▸ The exercise
Copy everything in the listing below word for word, apart from any images.

***** Supplied information

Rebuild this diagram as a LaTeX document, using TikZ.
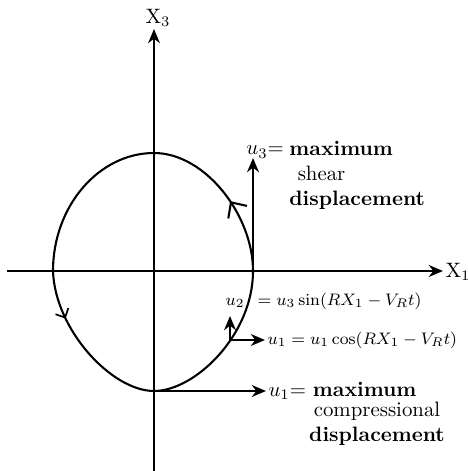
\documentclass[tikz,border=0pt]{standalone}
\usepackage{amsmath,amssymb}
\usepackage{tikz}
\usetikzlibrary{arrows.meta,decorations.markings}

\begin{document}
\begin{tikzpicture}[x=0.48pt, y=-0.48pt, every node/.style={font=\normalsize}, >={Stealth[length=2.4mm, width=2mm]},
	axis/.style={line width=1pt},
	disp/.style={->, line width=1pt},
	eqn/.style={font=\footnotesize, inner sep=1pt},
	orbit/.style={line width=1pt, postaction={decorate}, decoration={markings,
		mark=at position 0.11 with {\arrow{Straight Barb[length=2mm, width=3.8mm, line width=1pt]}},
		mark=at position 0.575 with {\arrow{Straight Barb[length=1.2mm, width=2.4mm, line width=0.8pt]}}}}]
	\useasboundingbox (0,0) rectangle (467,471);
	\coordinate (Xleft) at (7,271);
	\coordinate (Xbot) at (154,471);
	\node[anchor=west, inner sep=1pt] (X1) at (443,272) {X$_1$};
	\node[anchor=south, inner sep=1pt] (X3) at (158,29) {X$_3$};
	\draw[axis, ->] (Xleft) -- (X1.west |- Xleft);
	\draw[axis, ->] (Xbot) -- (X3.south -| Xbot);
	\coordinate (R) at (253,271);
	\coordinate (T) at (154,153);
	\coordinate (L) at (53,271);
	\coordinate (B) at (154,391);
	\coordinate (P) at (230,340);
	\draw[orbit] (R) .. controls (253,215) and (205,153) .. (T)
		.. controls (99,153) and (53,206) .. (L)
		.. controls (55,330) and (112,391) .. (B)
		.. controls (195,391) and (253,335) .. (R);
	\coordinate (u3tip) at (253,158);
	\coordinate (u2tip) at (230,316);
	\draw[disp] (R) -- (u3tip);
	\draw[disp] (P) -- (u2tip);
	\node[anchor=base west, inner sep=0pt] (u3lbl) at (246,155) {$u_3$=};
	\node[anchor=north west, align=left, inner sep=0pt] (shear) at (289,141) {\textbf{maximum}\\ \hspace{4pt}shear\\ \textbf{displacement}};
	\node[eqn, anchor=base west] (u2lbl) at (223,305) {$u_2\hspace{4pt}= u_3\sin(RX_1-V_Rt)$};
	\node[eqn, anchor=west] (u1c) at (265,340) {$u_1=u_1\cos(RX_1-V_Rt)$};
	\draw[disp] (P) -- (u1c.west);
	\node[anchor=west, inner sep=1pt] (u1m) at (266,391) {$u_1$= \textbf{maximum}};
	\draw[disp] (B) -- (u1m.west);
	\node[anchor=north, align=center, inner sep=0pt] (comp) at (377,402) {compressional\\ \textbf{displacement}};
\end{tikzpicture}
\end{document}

**********

▸ Right answer
Rebuild this diagram as a LaTeX document, using TikZ.
\documentclass[tikz,border=0pt]{standalone}
\usepackage{amsmath,amssymb}
\usepackage{tikz}
\usetikzlibrary{arrows.meta,decorations.markings}

\begin{document}
\begin{tikzpicture}[x=0.48pt, y=-0.48pt, every node/.style={font=\normalsize}, >={Stealth[length=2.4mm, width=2mm]},
	axis/.style={line width=1pt},
	disp/.style={->, line width=1pt},
	eqn/.style={font=\footnotesize, inner sep=1pt},
	orbit/.style={line width=1pt, postaction={decorate}, decoration={markings,
		mark=at position 0.11 with {\arrow{Straight Barb[length=2mm, width=3.8mm, line width=1pt]}},
		mark=at position 0.575 with {\arrow{Straight Barb[length=1.2mm, width=2.4mm, line width=0.8pt]}}}}]
	\useasboundingbox (0,0) rectangle (467,471);
	\coordinate (Xleft) at (7,271);
	\coordinate (Xbot) at (154,471);
	\node[anchor=west, inner sep=1pt] (X1) at (443,272) {X$_1$};
	\node[anchor=south, inner sep=1pt] (X3) at (158,29) {X$_3$};
	\draw[axis, ->] (Xleft) -- (X1.west |- Xleft);
	\draw[axis, ->] (Xbot) -- (X3.south -| Xbot);
	\coordinate (R) at (253,271);
	\coordinate (T) at (154,153);
	\coordinate (L) at (53,271);
	\coordinate (B) at (154,391);
	\coordinate (P) at (230,340);
	\draw[orbit] (R) .. controls (253,215) and (205,153) .. (T)
		.. controls (99,153) and (53,206) .. (L)
		.. controls (55,330) and (112,391) .. (B)
		.. controls (195,391) and (253,335) .. (R);
	\coordinate (u3tip) at (253,158);
	\coordinate (u2tip) at (230,316);
	\draw[disp] (R) -- (u3tip);
	\draw[disp] (P) -- (u2tip);
	\node[anchor=base west, inner sep=0pt] (u3lbl) at (246,155) {$u_3$=};
	\node[anchor=north west, align=left, inner sep=0pt] (shear) at (289,141) {\textbf{maximum}\\ \hspace{4pt}shear\\ \textbf{displacement}};
	\node[eqn, anchor=base west] (u2lbl) at (223,305) {$u_2\hspace{4pt}= u_3\sin(RX_1-V_Rt)$};
	\node[eqn, anchor=west] (u1c) at (265,340) {$u_1=u_1\cos(RX_1-V_Rt)$};
	\draw[disp] (P) -- (u1c.west);
	\node[anchor=west, inner sep=1pt] (u1m) at (266,391) {$u_1$= \textbf{maximum}};
	\draw[disp] (B) -- (u1m.west);
	\node[anchor=north, align=center, inner sep=0pt] (comp) at (377,402) {compressional\\ \textbf{displacement}};
\end{tikzpicture}
\end{document}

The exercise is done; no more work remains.